- [Dataset extract]:
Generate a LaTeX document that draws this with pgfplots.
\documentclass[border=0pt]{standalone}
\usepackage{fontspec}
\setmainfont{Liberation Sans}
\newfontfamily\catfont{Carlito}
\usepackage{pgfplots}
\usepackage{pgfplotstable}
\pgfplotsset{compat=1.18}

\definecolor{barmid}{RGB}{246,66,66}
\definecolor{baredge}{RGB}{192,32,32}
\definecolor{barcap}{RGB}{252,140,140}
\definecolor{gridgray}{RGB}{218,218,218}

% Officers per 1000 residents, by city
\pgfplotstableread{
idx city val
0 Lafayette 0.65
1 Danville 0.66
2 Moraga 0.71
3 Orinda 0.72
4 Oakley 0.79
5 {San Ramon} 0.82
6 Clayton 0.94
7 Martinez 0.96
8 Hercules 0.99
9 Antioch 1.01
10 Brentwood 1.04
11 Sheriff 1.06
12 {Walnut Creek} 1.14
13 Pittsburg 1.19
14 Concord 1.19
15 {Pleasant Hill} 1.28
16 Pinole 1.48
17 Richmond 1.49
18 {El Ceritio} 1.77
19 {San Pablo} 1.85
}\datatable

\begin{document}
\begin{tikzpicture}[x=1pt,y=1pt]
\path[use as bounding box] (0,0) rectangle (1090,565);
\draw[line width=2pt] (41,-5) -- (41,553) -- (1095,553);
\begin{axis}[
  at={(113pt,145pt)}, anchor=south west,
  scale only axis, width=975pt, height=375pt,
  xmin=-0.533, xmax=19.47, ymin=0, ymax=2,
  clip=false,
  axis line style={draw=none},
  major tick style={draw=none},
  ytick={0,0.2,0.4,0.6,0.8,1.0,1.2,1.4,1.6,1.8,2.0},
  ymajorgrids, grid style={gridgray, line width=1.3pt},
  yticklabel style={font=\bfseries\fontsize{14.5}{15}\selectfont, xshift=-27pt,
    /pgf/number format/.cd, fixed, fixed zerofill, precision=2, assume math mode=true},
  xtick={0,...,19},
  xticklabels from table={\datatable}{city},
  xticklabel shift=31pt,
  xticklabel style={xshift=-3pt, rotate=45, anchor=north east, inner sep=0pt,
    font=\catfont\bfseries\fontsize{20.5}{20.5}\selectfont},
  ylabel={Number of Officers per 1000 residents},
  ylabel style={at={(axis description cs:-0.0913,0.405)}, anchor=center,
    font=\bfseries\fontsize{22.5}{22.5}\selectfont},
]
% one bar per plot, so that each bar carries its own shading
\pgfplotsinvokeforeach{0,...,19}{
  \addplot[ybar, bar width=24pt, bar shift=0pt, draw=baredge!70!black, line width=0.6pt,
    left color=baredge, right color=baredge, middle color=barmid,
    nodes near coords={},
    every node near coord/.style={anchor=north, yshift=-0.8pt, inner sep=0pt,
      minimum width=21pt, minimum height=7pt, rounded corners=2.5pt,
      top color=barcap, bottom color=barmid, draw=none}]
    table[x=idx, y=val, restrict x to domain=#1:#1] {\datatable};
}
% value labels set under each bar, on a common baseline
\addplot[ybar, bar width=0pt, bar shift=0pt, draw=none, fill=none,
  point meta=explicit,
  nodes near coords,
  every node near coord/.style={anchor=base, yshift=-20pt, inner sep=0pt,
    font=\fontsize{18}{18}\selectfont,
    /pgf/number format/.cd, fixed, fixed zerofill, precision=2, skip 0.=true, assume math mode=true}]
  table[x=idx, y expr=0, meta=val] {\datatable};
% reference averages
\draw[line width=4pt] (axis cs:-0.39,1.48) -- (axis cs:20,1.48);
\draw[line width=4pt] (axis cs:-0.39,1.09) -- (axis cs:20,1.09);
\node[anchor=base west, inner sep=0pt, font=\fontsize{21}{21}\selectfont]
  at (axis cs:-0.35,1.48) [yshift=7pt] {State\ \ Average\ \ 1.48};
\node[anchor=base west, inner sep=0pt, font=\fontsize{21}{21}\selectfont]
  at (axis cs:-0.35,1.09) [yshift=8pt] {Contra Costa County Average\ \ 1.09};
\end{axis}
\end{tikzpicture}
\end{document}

- [The exercise]: Copy out the material above in its entirety. Every detail must match.

- [Solution]:
Generate a LaTeX document that draws this with pgfplots.
\documentclass[border=0pt]{standalone}
\usepackage{fontspec}
\setmainfont{Liberation Sans}
\newfontfamily\catfont{Carlito}
\usepackage{pgfplots}
\usepackage{pgfplotstable}
\pgfplotsset{compat=1.18}

\definecolor{barmid}{RGB}{246,66,66}
\definecolor{baredge}{RGB}{192,32,32}
\definecolor{barcap}{RGB}{252,140,140}
\definecolor{gridgray}{RGB}{218,218,218}

% Officers per 1000 residents, by city
\pgfplotstableread{
idx city val
0 Lafayette 0.65
1 Danville 0.66
2 Moraga 0.71
3 Orinda 0.72
4 Oakley 0.79
5 {San Ramon} 0.82
6 Clayton 0.94
7 Martinez 0.96
8 Hercules 0.99
9 Antioch 1.01
10 Brentwood 1.04
11 Sheriff 1.06
12 {Walnut Creek} 1.14
13 Pittsburg 1.19
14 Concord 1.19
15 {Pleasant Hill} 1.28
16 Pinole 1.48
17 Richmond 1.49
18 {El Ceritio} 1.77
19 {San Pablo} 1.85
}\datatable

\begin{document}
\begin{tikzpicture}[x=1pt,y=1pt]
\path[use as bounding box] (0,0) rectangle (1090,565);
\draw[line width=2pt] (41,-5) -- (41,553) -- (1095,553);
\begin{axis}[
  at={(113pt,145pt)}, anchor=south west,
  scale only axis, width=975pt, height=375pt,
  xmin=-0.533, xmax=19.47, ymin=0, ymax=2,
  clip=false,
  axis line style={draw=none},
  major tick style={draw=none},
  ytick={0,0.2,0.4,0.6,0.8,1.0,1.2,1.4,1.6,1.8,2.0},
  ymajorgrids, grid style={gridgray, line width=1.3pt},
  yticklabel style={font=\bfseries\fontsize{14.5}{15}\selectfont, xshift=-27pt,
    /pgf/number format/.cd, fixed, fixed zerofill, precision=2, assume math mode=true},
  xtick={0,...,19},
  xticklabels from table={\datatable}{city},
  xticklabel shift=31pt,
  xticklabel style={xshift=-3pt, rotate=45, anchor=north east, inner sep=0pt,
    font=\catfont\bfseries\fontsize{20.5}{20.5}\selectfont},
  ylabel={Number of Officers per 1000 residents},
  ylabel style={at={(axis description cs:-0.0913,0.405)}, anchor=center,
    font=\bfseries\fontsize{22.5}{22.5}\selectfont},
]
% one bar per plot, so that each bar carries its own shading
\pgfplotsinvokeforeach{0,...,19}{
  \addplot[ybar, bar width=24pt, bar shift=0pt, draw=baredge!70!black, line width=0.6pt,
    left color=baredge, right color=baredge, middle color=barmid,
    nodes near coords={},
    every node near coord/.style={anchor=north, yshift=-0.8pt, inner sep=0pt,
      minimum width=21pt, minimum height=7pt, rounded corners=2.5pt,
      top color=barcap, bottom color=barmid, draw=none}]
    table[x=idx, y=val, restrict x to domain=#1:#1] {\datatable};
}
% value labels set under each bar, on a common baseline
\addplot[ybar, bar width=0pt, bar shift=0pt, draw=none, fill=none,
  point meta=explicit,
  nodes near coords,
  every node near coord/.style={anchor=base, yshift=-20pt, inner sep=0pt,
    font=\fontsize{18}{18}\selectfont,
    /pgf/number format/.cd, fixed, fixed zerofill, precision=2, skip 0.=true, assume math mode=true}]
  table[x=idx, y expr=0, meta=val] {\datatable};
% reference averages
\draw[line width=4pt] (axis cs:-0.39,1.48) -- (axis cs:20,1.48);
\draw[line width=4pt] (axis cs:-0.39,1.09) -- (axis cs:20,1.09);
\node[anchor=base west, inner sep=0pt, font=\fontsize{21}{21}\selectfont]
  at (axis cs:-0.35,1.48) [yshift=7pt] {State\ \ Average\ \ 1.48};
\node[anchor=base west, inner sep=0pt, font=\fontsize{21}{21}\selectfont]
  at (axis cs:-0.35,1.09) [yshift=8pt] {Contra Costa County Average\ \ 1.09};
\end{axis}
\end{tikzpicture}
\end{document}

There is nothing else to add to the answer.